The church at Corinth was established by the apostle Paul around fifty years after the birth of Christ. We have two, of the probable four letters, in our Bible that Paul wrote to the Corinthians following his eighteen month stay.  Corinth was a very important city to the Romans for economic as well as military reasons. The greek word ‘Korinthiazomai’ which means ‘to act like a Corinthian’, came to be known as ‘to practice fornication’ a reputation that fit the city well with its greek temple housing one thousand prostitutes.  The church is made up of Jews and Gentiles fully representative of the overall population of the city.
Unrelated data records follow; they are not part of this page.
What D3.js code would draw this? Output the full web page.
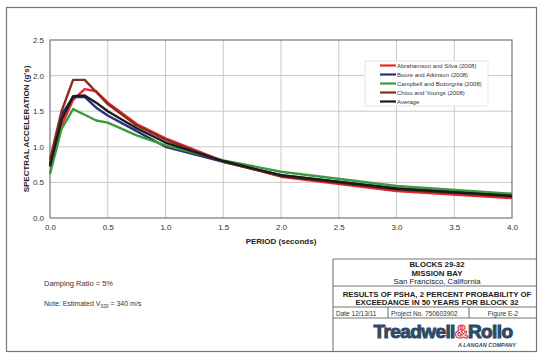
<!DOCTYPE html>
<html><head><meta charset="utf-8">
<script src="https://cdn.jsdelivr.net/npm/d3@7"></script>
<style>body{margin:0;background:#fff}svg{display:block;font-family:"Liberation Sans",Arial,sans-serif}</style>
</head><body><svg id="c" width="543" height="360"></svg>
<script>
const periods = [0, 0.1, 0.2, 0.3, 0.4, 0.5, 0.75, 1.0, 1.5, 2.0, 3.0, 4.0];
const abrahamsonSilva = [0.72, 1.30, 1.66, 1.81, 1.78, 1.62, 1.32, 1.12, 0.80, 0.58, 0.38, 0.28];
const booreAtkinson   = [0.76, 1.45, 1.70, 1.70, 1.55, 1.44, 1.22, 1.00, 0.79, 0.60, 0.42, 0.32];
const campbellBozorgnia = [0.62, 1.25, 1.53, 1.45, 1.37, 1.34, 1.16, 1.02, 0.81, 0.65, 0.45, 0.34];
const chiouYoungs     = [0.82, 1.50, 1.94, 1.94, 1.77, 1.60, 1.30, 1.10, 0.79, 0.59, 0.40, 0.30];
const average         = [0.73, 1.38, 1.71, 1.72, 1.62, 1.50, 1.26, 1.06, 0.80, 0.60, 0.41, 0.31];
const seriesNames = ["Abrahamson and Silva (2008)", "Boore and Atkinson (2008)", "Campbell and Bozorgnia (2008)", "Chiou and Youngs (2008)", "Average"];
const seriesValues = [abrahamsonSilva, booreAtkinson, campbellBozorgnia, chiouYoungs, average];
const seriesColors = ["#e8262b", "#27307f", "#3c9a3a", "#8a2c22", "#1b1b1b"];
const xTicks = [0, 0.5, 1.0, 1.5, 2.0, 2.5, 3.0, 3.5, 4.0];
const yTicks = [0, 0.5, 1.0, 1.5, 2.0, 2.5];

const svg = d3.select("#c");
const L = 50, R = 512, T = 40, B = 218;
const x = d3.scaleLinear().domain([0, 4]).range([L, R]);
const y = d3.scaleLinear().domain([0, 2.5]).range([B, T]);

// outer frame
svg.append("rect").attr("x", 6.5).attr("y", 7.5).attr("width", 530).attr("height", 344)
  .attr("fill", "none").attr("stroke", "#777").attr("stroke-width", 1.2);

// grid
svg.append("g").selectAll("line").data(xTicks.slice(1, -1)).join("line")
  .attr("x1", d => x(d)).attr("x2", d => x(d)).attr("y1", T).attr("y2", B)
  .attr("stroke", "#c8c8c8").attr("stroke-width", 1);
svg.append("g").selectAll("line").data(yTicks.slice(1, -1)).join("line")
  .attr("y1", d => y(d)).attr("y2", d => y(d)).attr("x1", L).attr("x2", R)
  .attr("stroke", "#c8c8c8").attr("stroke-width", 1);

// axes
const xAxis = svg.append("g").attr("transform", `translate(0,${B})`)
  .call(d3.axisBottom(x).tickValues(xTicks).tickFormat(d3.format(".1f")).tickSize(0).tickPadding(6));
const yAxis = svg.append("g").attr("transform", `translate(${L},0)`)
  .call(d3.axisLeft(y).tickValues(yTicks).tickFormat(d3.format(".1f")).tickSize(0).tickPadding(6));
[xAxis, yAxis].forEach(g => {
  g.select(".domain").remove();
  g.selectAll("text").attr("font-size", 8).attr("fill", "#333").attr("font-family", "Liberation Sans, Arial, sans-serif");
});
svg.append("rect").attr("x", L).attr("y", T).attr("width", R - L).attr("height", B - T)
  .attr("fill", "none").attr("stroke", "#777").attr("stroke-width", 1.2);

// lines
const line = d3.line().x((d, i) => x(periods[i])).y(d => y(d));
svg.append("g").selectAll("path").data(seriesValues).join("path")
  .attr("d", d => line(d)).attr("fill", "none")
  .attr("stroke", (d, i) => seriesColors[i]).attr("stroke-width", 2.4)
  .attr("stroke-linejoin", "round");

// legend
const lg = svg.append("g");
lg.append("rect").attr("x", 365).attr("y", 61).attr("width", 123).attr("height", 45)
  .attr("fill", "#fff").attr("stroke", "#e4e4e4");
const li = lg.selectAll("g").data(seriesNames).join("g")
  .attr("transform", (d, i) => `translate(0,${65.5 + i * 9})`);
li.append("line").attr("x1", 380).attr("x2", 396).attr("stroke", (d, i) => seriesColors[i]).attr("stroke-width", 2.2);
li.append("text").attr("x", 397).attr("dy", "0.35em").attr("font-size", 6).attr("fill", "#333").text(d => d);

// axis titles
svg.append("text").attr("x", 281).attr("y", 244).attr("text-anchor", "middle")
  .attr("font-size", 8).attr("font-weight", "bold").attr("fill", "#222").text("PERIOD (seconds)");
svg.append("text").attr("transform", "translate(29,129) rotate(-90)").attr("text-anchor", "middle")
  .attr("font-size", 8).attr("font-weight", "bold").attr("fill", "#222").text("SPECTRAL ACCELERATION (g's)");

// notes
svg.append("text").attr("x", 44).attr("y", 286).attr("font-size", 7.5).attr("fill", "#333").text("Damping Ratio = 5%");
const n = svg.append("text").attr("x", 44).attr("y", 306).attr("font-size", 7).attr("fill", "#333");
n.append("tspan").text("Note: Estimated  V");
n.append("tspan").attr("font-size", 4.5).attr("dy", 1.5).text("S30");
n.append("tspan").attr("dy", -1.5).text(" = 340 m/s");

// title block
const tb = svg.append("g").attr("stroke", "#777").attr("stroke-width", 1.1);
tb.append("line").attr("x1", 333).attr("x2", 333).attr("y1", 259).attr("y2", 351.5);
[259, 286, 307, 318].forEach(v => tb.append("line").attr("x1", 333).attr("x2", 536.5).attr("y1", v).attr("y2", v));
tb.append("line").attr("x1", 388).attr("x2", 388).attr("y1", 307).attr("y2", 318);
tb.append("line").attr("x1", 469).attr("x2", 469).attr("y1", 307).attr("y2", 318);

const cx = 437;
const t1 = [["BLOCKS 29-32", 266.5, "bold"], ["MISSION BAY", 275.5, "bold"], ["San Francisco, California", 284, "normal"],
  ["RESULTS OF PSHA, 2 PERCENT PROBABILITY OF", 296.5, "bold"], ["EXCEEDANCE IN 50 YEARS FOR BLOCK 32", 305, "bold"]];
svg.append("g").selectAll("text").data(t1).join("text")
  .attr("x", cx).attr("y", d => d[1]).attr("text-anchor", "middle").attr("font-size", 7.8)
  .attr("font-weight", d => d[2]).attr("fill", "#222").text(d => d[0]);
svg.append("text").attr("x", 336).attr("y", 315.5).attr("font-size", 6.5).attr("fill", "#333").text("Date  12/13/11");
svg.append("text").attr("x", 391).attr("y", 315.5).attr("font-size", 6.5).attr("fill", "#333").text("Project No. 750603902");
svg.append("text").attr("x", 503).attr("y", 315.5).attr("text-anchor", "middle").attr("font-size", 6.5).attr("fill", "#333").text("Figure E-2");

// logo
const logo = svg.append("text").attr("x", 443).attr("y", 338).attr("text-anchor", "middle")
  .attr("font-size", 19).attr("font-weight", "bold").attr("letter-spacing", -0.6)
  .attr("fill", "#2f4a66").attr("stroke", "#2f4a66").attr("stroke-width", 1);
logo.append("tspan").text("Treadwell");
logo.append("tspan").attr("fill", "#fff").attr("stroke", "#d8262b").attr("stroke-width", 1).text("&");
logo.append("tspan").text("Rollo");
svg.append("text").attr("x", 516).attr("y", 346.5).attr("text-anchor", "end").attr("font-size", 5.5)
  .attr("font-weight", "bold").attr("font-style", "italic").attr("fill", "#2f4a66").text("A LANGAN COMPANY");
</script></body></html>
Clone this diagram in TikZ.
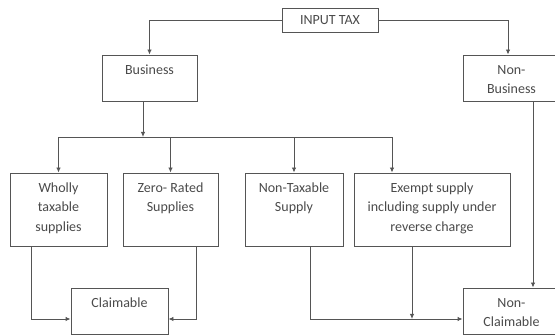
\documentclass[tikz,border=0pt]{standalone}
\usepackage{fontspec}
\setmainfont{Carlito}
\usetikzlibrary{arrows.meta,positioning}
\definecolor{linegray}{HTML}{555555}
\definecolor{textgray}{HTML}{4A4A4A}

\begin{document}
\begin{tikzpicture}[x=1pt,y=-1pt]

\tikzset{box/.style 2 args = {draw=linegray, line width=0.9pt, inner sep=0pt, minimum width=#1, minimum height=#2}}
\tikzset{txt/.style = {text=textgray, font=\fontsize{14}{19.5}\selectfont, align=center, inner sep=0pt, anchor=north}}
\tikzset{edge1/.style = {-{Latex[length=5pt,width=4.5pt]}, draw=linegray, line width=0.9pt}}

\useasboundingbox (0,0) rectangle (555,336);

% boxes
\node[box={96}{24}, text=textgray, font=\fontsize{14}{19.5}\selectfont] (tax) at (330,20) {INPUT TAX};
\node[box={95}{46}] (bus) at (149.5,78) {};
\node[box={97}{46}] (nonbus) at (511.5,78) {};
\node[box={97}{73}] (wholly) at (58.5,209.5) {};
\node[box={95}{73}] (zero) at (170.5,209.5) {};
\node[box={98}{73}] (nontax) at (294,209.5) {};
\node[box={156}{73}] (exempt) at (432,209.5) {};
\node[box={97}{46}] (claim) at (119.5,311) {};
\node[box={97}{46}] (nonclaim) at (511.5,311) {};

% texts
\node[txt] (busT) at ([yshift=-5.85pt]bus.north) {\strut Business};
\node[txt] (nonbusT) at ([yshift=-5.85pt]nonbus.north) {\strut Non-\\Business};
\node[txt] (whollyT) at ([yshift=-5.85pt]wholly.north) {\strut Wholly\\taxable\\supplies};
\node[txt] (zeroT) at ([yshift=-5.85pt]zero.north) {\strut Zero- Rated\\Supplies};
\node[txt] (nontaxT) at ([yshift=-5.85pt]nontax.north) {\strut Non-Taxable\\Supply};
\node[txt] (exemptT) at ([yshift=-5.85pt]exempt.north) {\strut Exempt supply\\including supply under\\reverse charge};
\node[txt] (claimT) at ([yshift=-5.85pt]claim.north) {\strut Claimable};
\node[txt] (nonclaimT) at ([yshift=-5.85pt]nonclaim.north) {\strut Non-\\Claimable};

\coordinate (hub) at (143,137);
\coordinate (meet) at (412,319);

%edges
\draw[edge1] (tax.west) -| (bus.north);
\draw[edge1] (tax.east) -| ([xshift=-3.5pt]nonbus.north);
\draw[edge1] ([xshift=-6.5pt]bus.south) -- (hub);
\draw[edge1] (hub) -| (wholly.north);
\draw[edge1] (hub) -| (zero.north);
\draw[edge1] (hub) -| (nontax.north);
\draw[edge1] (hub) -| ([xshift=-40pt]exempt.north);

\draw[edge1] ([xshift=-27.5pt]wholly.south) |- ([yshift=-8pt]claim.west);
\draw[edge1] ([xshift=25.5pt]zero.south) |- ([yshift=-8pt]claim.east);
\draw[edge1] ([xshift=16pt]nontax.south) |- ([yshift=-8pt]nonclaim.west);
\draw[edge1] ([xshift=-20pt]exempt.south) -- (meet);
\draw[edge1] ([xshift=21.5pt]nonbus.south) -- ([xshift=21.5pt]nonclaim.north);

\end{tikzpicture}
\end{document}
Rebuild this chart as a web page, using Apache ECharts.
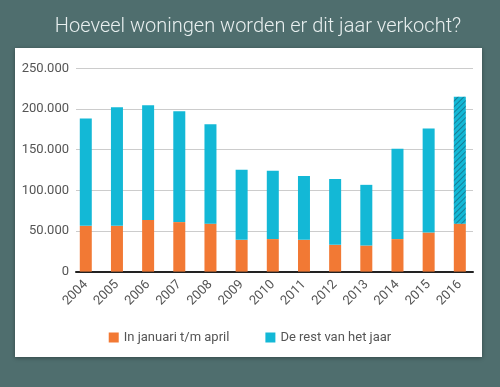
<!DOCTYPE html>
<html><head><meta charset="utf-8">
<script src="https://cdn.jsdelivr.net/npm/echarts@6/dist/echarts.min.js"></script>
<style>html,body{margin:0;padding:0;background:#4f6e6e;}#c{width:500px;height:387px;}</style>
</head><body><div id="c"></div>
<script>
var years = ['2004','2005','2006','2007','2008','2009','2010','2011','2012','2013','2014','2015','2016'];
var janApr = [56300,56300,63600,60900,59000,39100,40000,39100,32900,32100,40000,48100,59000];
var restOfYear = [132200,146000,141300,136400,122500,86400,84200,78600,81200,74700,111200,128000,156100];
var yTicks = [0,50000,100000,150000,200000,250000];
var seriesNames = ['In januari t/m april','De rest van het jaar'];
var titleText = 'Hoeveel woningen worden er dit jaar verkocht?';

var font = 'Roboto, sans-serif';
function fmt(v){ if(v===0) return '0'; return Math.floor(v/1000)+'.'+String(v%1000).padStart(3,'0'); }

var restData = restOfYear.map(function(v,i){
  if(i===restOfYear.length-1){
    return {value:v,itemStyle:{decal:{symbol:'rect',symbolSize:1,dashArrayX:[1,0],dashArrayY:[1,3],rotation:-Math.PI/4,color:'rgba(20,70,90,0.5)'}}};
  }
  return v;
});

var chart = echarts.init(document.getElementById('c'),null,{renderer:'canvas'});
chart.setOption({
  backgroundColor:'#4f6e6e',
  animation:false,
  graphic:[
    {type:'rect',z:-10,shape:{x:15,y:48,width:467,height:309},style:{fill:'#ffffff',shadowBlur:4,shadowColor:'rgba(0,0,0,0.35)',shadowOffsetY:1}},
    {type:'text',z:10,x:258,y:27,style:{text:titleText,fill:'#e8efef',font:'300 20px Roboto, sans-serif',textAlign:'center',textVerticalAlign:'middle'}}
  ],
  grid:[
    {left:70.2,right:24.6,top:68.5,bottom:115.4,containLabel:false},
    {left:76,right:27,top:68.5,bottom:115.4,containLabel:false}
  ],
  legend:{
    data:seriesNames,bottom:38,left:'center',icon:'rect',itemWidth:10,itemHeight:10,itemGap:36,
    textStyle:{color:'#555',fontFamily:font,fontSize:13}
  },
  xAxis:[
    {type:'category',gridIndex:0,data:years,axisLine:{show:false},axisTick:{show:false},
     axisLabel:{rotate:45,margin:11,color:'#555',fontFamily:font,fontSize:13,interval:0}},
    {type:'value',gridIndex:1,min:0,max:1,axisLine:{show:true,lineStyle:{color:'#222',width:2}},axisTick:{show:false},axisLabel:{show:false},splitLine:{show:false}}
  ],
  yAxis:[
    {type:'value',gridIndex:0,min:0,max:250000,interval:50000,show:false,splitLine:{show:false}},
    {type:'value',gridIndex:1,min:0,max:250000,interval:50000,axisLine:{show:false},axisTick:{show:false},
     splitLine:{lineStyle:{color:'#cccccc',width:1}},
     axisLabel:{color:'#555',fontFamily:font,fontSize:13,margin:7,formatter:fmt}}
  ],
  series:[
    {name:seriesNames[0],type:'bar',stack:'a',xAxisIndex:0,yAxisIndex:0,barWidth:12,data:janApr,itemStyle:{color:'#f27934'}},
    {name:seriesNames[1],type:'bar',stack:'a',xAxisIndex:0,yAxisIndex:0,barWidth:12,data:restData,itemStyle:{color:'#13b8d6'}}
  ]
});
</script></body></html>
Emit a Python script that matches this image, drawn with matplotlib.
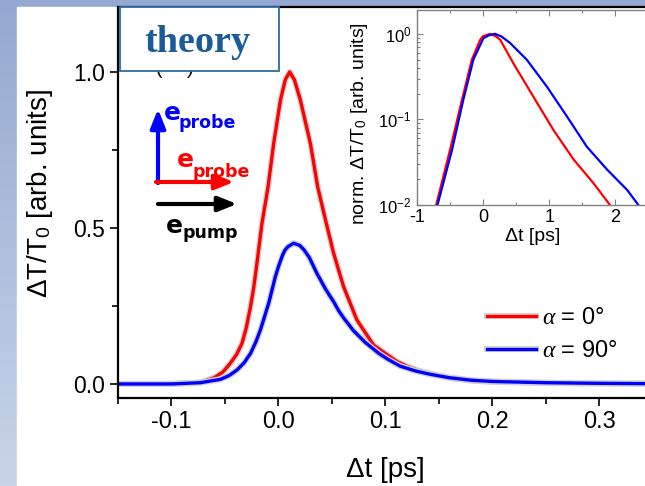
import numpy as np
import matplotlib
matplotlib.use("Agg")
import matplotlib.pyplot as plt
import matplotlib.patheffects as pe
from matplotlib.patches import Rectangle
from matplotlib.colors import LinearSegmentedColormap

plt.rcParams["font.family"] = ["Liberation Sans", "DejaVu Sans"]
plt.rcParams["mathtext.fontset"] = "custom"
plt.rcParams["mathtext.rm"] = "Liberation Sans"
plt.rcParams["mathtext.it"] = "Liberation Serif:italic"
plt.rcParams["mathtext.bf"] = "DejaVu Sans:bold"
plt.rcParams["axes.unicode_minus"] = False

# main panel: delay (ps) and dT/T0 (arb. units)
t_red = [-0.15, -0.10, -0.073, -0.060, -0.052, -0.045, -0.039, -0.034, -0.030,
         -0.026, -0.023, -0.020, -0.0153, -0.0096, -0.0044, 0.002, 0.0065,
         0.0106, 0.015, 0.0206, 0.030, 0.0368, 0.0445, 0.0517, 0.061, 0.0735,
         0.089, 0.100, 0.111, 0.120, 0.130, 0.142, 0.16, 0.18, 0.20, 0.25, 0.30, 0.345]
dT_red = [0.0, 0.0, 0.005, 0.02, 0.038, 0.066, 0.095, 0.13, 0.18,
          0.248, 0.31, 0.387, 0.515, 0.632, 0.77, 0.91, 0.975,
          1.0, 0.975, 0.91, 0.77, 0.632, 0.52, 0.419, 0.312, 0.205,
          0.125, 0.098, 0.072, 0.057, 0.044, 0.033, 0.020, 0.011, 0.007, 0.003, 0.002, 0.001]

t_blue = [-0.15, -0.10, -0.073, -0.054, -0.046, -0.0386, -0.032, -0.026, -0.021,
          -0.0168, -0.013, -0.009, -0.006, -0.0028, 0.0, 0.0034, 0.006, 0.009,
          0.0143, 0.020, 0.024, 0.029, 0.036, 0.040, 0.044, 0.052, 0.0564,
          0.061, 0.070, 0.081, 0.094, 0.103, 0.114, 0.128, 0.142, 0.16, 0.18, 0.20,
          0.25, 0.30, 0.345]
dT_blue = [0.0, 0.0, 0.004, 0.015, 0.027, 0.045, 0.068, 0.098, 0.135,
           0.173, 0.215, 0.259, 0.30, 0.344, 0.375, 0.408, 0.428, 0.440,
           0.451, 0.444, 0.430, 0.405, 0.355, 0.33, 0.305, 0.262, 0.235,
           0.212, 0.172, 0.134, 0.098, 0.078, 0.057, 0.042, 0.031, 0.020, 0.012, 0.008,
           0.004, 0.002, 0.001]

# inset: normalised, log scale
ti_red = [-0.71, -0.5, -0.32, -0.17, -0.045, 0.0, 0.106, 0.2, 0.26, 0.46, 0.76,
          1.066, 1.37, 1.67, 1.92]
ni_red = [0.01, 0.044, 0.169, 0.50, 0.85, 0.94, 1.0, 0.93, 0.85, 0.45, 0.185,
          0.075, 0.034, 0.018, 0.01]
ti_blue = [-0.69, -0.47, -0.30, -0.147, 0.005, 0.1, 0.18, 0.28, 0.41, 0.66, 0.965,
           1.27, 1.57, 1.875, 2.18, 2.35]
ni_blue = [0.01, 0.044, 0.169, 0.50, 0.89, 0.97, 1.0, 0.93, 0.78, 0.50, 0.242,
           0.108, 0.048, 0.026, 0.015, 0.01]

x_ticks = [-0.1, 0.0, 0.1, 0.2, 0.3]
x_labels = ["-0.1", "0.0", "0.1", "0.2", "0.3"]
y_ticks = [0.0, 0.5, 1.0]
y_labels = ["0.0", "0.5", "1.0"]
xi_ticks = [-1, 0, 1, 2]
yi_ticks = [0.01, 0.1, 1.0]
yi_labels = [r"$\mathregular{10^{-2}}$", r"$\mathregular{10^{-1}}$", r"$\mathregular{10^{0}}$"]

labels = [r"$\alpha$ = 0°", r"$\alpha$ = 90°"]

W, H = 645, 486
fig = plt.figure(figsize=(W / 100, H / 100), dpi=100)

# slide background
bg = fig.add_axes([0, 0, 1, 1], zorder=-10)
cmap = LinearSegmentedColormap.from_list("slide", ["#94a8d1", "#cad4e8"])
bg.imshow(np.linspace(0, 1, 256).reshape(-1, 1), aspect="auto", cmap=cmap,
          extent=[0, 1, 0, 1], origin="upper")
bg.axis("off")
fig.add_artist(Rectangle((17 / W, 0), 1 - 17 / W, (H - 7) / H,
                         transform=fig.transFigure, color="white", zorder=-5))

ax = fig.add_axes([118 / W, (H - 398) / H, (W - 118) / W, (398 - 7) / H])
ax.set_facecolor("none")
halo = [pe.Stroke(linewidth=4.4, foreground="#d2d2d2"), pe.Normal()]
ax.plot(t_red, dT_red, color="#ff0000", lw=2.4, path_effects=halo, label=labels[0])
ax.plot(t_blue, dT_blue, color="#0000ff", lw=2.4, path_effects=halo, label=labels[1])

ax.set_xlim(-0.15, 0.343)
ax.set_ylim(-0.045, 1.208)
ax.set_xticks(x_ticks)
ax.set_xticklabels(x_labels)
ax.set_xticks(np.arange(-0.15, 0.34, 0.1), minor=True)
ax.set_yticks(y_ticks)
ax.set_yticklabels(y_labels)
ax.set_yticks([0.25, 0.75], minor=True)
ax.tick_params(which="both", direction="out", width=1.2, color="black")
ax.tick_params(which="major", length=5.5)
ax.tick_params(which="minor", length=4)
ax.tick_params(axis="x", labelsize=17, pad=3.5)
ax.tick_params(axis="y", labelsize=16.5, pad=4)
ax.spines["right"].set_visible(False)
for s in ["left", "bottom", "top"]:
    ax.spines[s].set_linewidth(1.6)

ax.set_xlabel("Δt [ps]", fontsize=20)
ax.xaxis.set_label_coords(0.507, -0.150)
ax.set_ylabel(r"ΔT/T$_0$ [arb. units]", fontsize=20)
ax.yaxis.set_label_coords(-0.12, 0.524)

ax.legend(loc="upper left", bbox_to_anchor=(0.700, 0.232), frameon=False,
          fontsize=17, handlelength=2.1, handletextpad=0.25, labelspacing=0.45,
          borderpad=0, borderaxespad=0)

# inset
ins = fig.add_axes([417 / W, (H - 205) / H, (W - 417) / W, (205 - 10) / H])
ins.plot(ti_red, ni_red, color="#ff0000", lw=1.6)
ins.plot(ti_blue, ni_blue, color="#0000ff", lw=1.6)
ins.set_yscale("log")
ins.set_xlim(-1, 2.45)
ins.set_ylim(0.01, 1.9)
ins.set_xticks(xi_ticks)
ins.set_xticklabels([str(v) for v in xi_ticks])
ins.set_xticks([-0.5, 0.5, 1.5], minor=True)
ins.set_yticks(yi_ticks)
ins.set_yticklabels(yi_labels)
ins.tick_params(which="both", direction="in", top=True, color="#808080", width=0.8)
ins.tick_params(which="major", length=4)
ins.tick_params(which="minor", length=2.5)
ins.tick_params(axis="x", labelsize=13, pad=3)
ins.tick_params(axis="y", labelsize=12, pad=4)
ins.spines["right"].set_visible(False)
for s in ["left", "bottom", "top"]:
    ins.spines[s].set_color("#808080")
    ins.spines[s].set_linewidth(1.0)
ins.set_xlabel("Δt [ps]", fontsize=14)
ins.xaxis.set_label_coords(0.509, -0.12)
ins.set_ylabel(r"norm. ΔT/T$_0$ [arb. units]", fontsize=14)
ins.yaxis.set_label_coords(-0.205, 0.415)


def px(x, y):
    return (x, H - y)


# polarisation sketch
arrow = dict(arrowstyle="-|>,head_length=0.75,head_width=0.3", lw=3,
             mutation_scale=15, shrinkA=0, shrinkB=0)
ax.annotate("", xy=px(158, 109), xytext=px(158, 183), xycoords="figure pixels",
            arrowprops=dict(arrow, color="#0000ff"))
ax.annotate("", xy=px(234, 182), xytext=px(156, 182), xycoords="figure pixels",
            arrowprops=dict(arrow, color="#ff0000"))
ax.annotate("", xy=px(237, 204), xytext=px(158, 204), xycoords="figure pixels",
            arrowprops=dict(arrow, color="black"))

sketch = [("e", "probe", (164, 120), (179, 128), "#0000ff"),
          ("e", "probe", (177, 167), (192, 177), "#ff0000"),
          ("e", "pump", (166, 233), (182, 238), "black")]
for big, small, p1, p2, c in sketch:
    fig.text(*px(*p1), big, transform=None, fontsize=18, fontweight="bold",
             family="DejaVu Sans", color=c, ha="left", va="baseline")
    fig.text(*px(*p2), small, transform=None, fontsize=12.5, fontweight="bold",
             family="DejaVu Sans", color=c, ha="left", va="baseline")

# leftover panel letter brackets, mostly hidden by the box
fig.text(*px(156, 74), "(", transform=None, fontsize=14, ha="left", va="baseline", zorder=3)
fig.text(*px(187, 74), ")", transform=None, fontsize=14, ha="left", va="baseline", zorder=3)

fig.add_artist(Rectangle((120 / W, (H - 71) / H), 159 / W, 64 / H,
                         transform=fig.transFigure, facecolor="white",
                         edgecolor="#2b6ca3", lw=1.3, zorder=4))
fig.text(*px(197, 52), "theory", transform=None, fontsize=27.5, fontweight="bold",
         family="Liberation Serif", color="#1b5b96", ha="center", va="baseline", zorder=5)

fig.savefig("out.png", dpi=100)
Not long after Paul left the city he began hearing troubling news from, and about, the church (the people) at Corinth.  He heard of divisions, immorality, and false theology.  The letters to Corinth all come out of a deep concern for the church and a desire to correct, and then encourage, the body of believers.

John 1:29-42

The verses leading up to our gospel focus passage are powerful and enormous in their reach and message.  The book begins at creation and by verse nineteen we see John the baptizer already preparing the people for the ministry, work, and revelation of Jesus Christ.  We also see that it takes only those eighteen prior verses to bring up the problems Jesus will face.  The religious officials send some of their key people to question John about what he is doing and why he gathering the large crowds.  John point the religious leaders to his role as preparer for the Messiah and that it is Jesus, who had already been baptized by John, that is the truth they are looking for.  Soon we see John pointing his own disciples to follow Jesus.  This passage details the decision to follow Jesus and the immediate impact on each of them.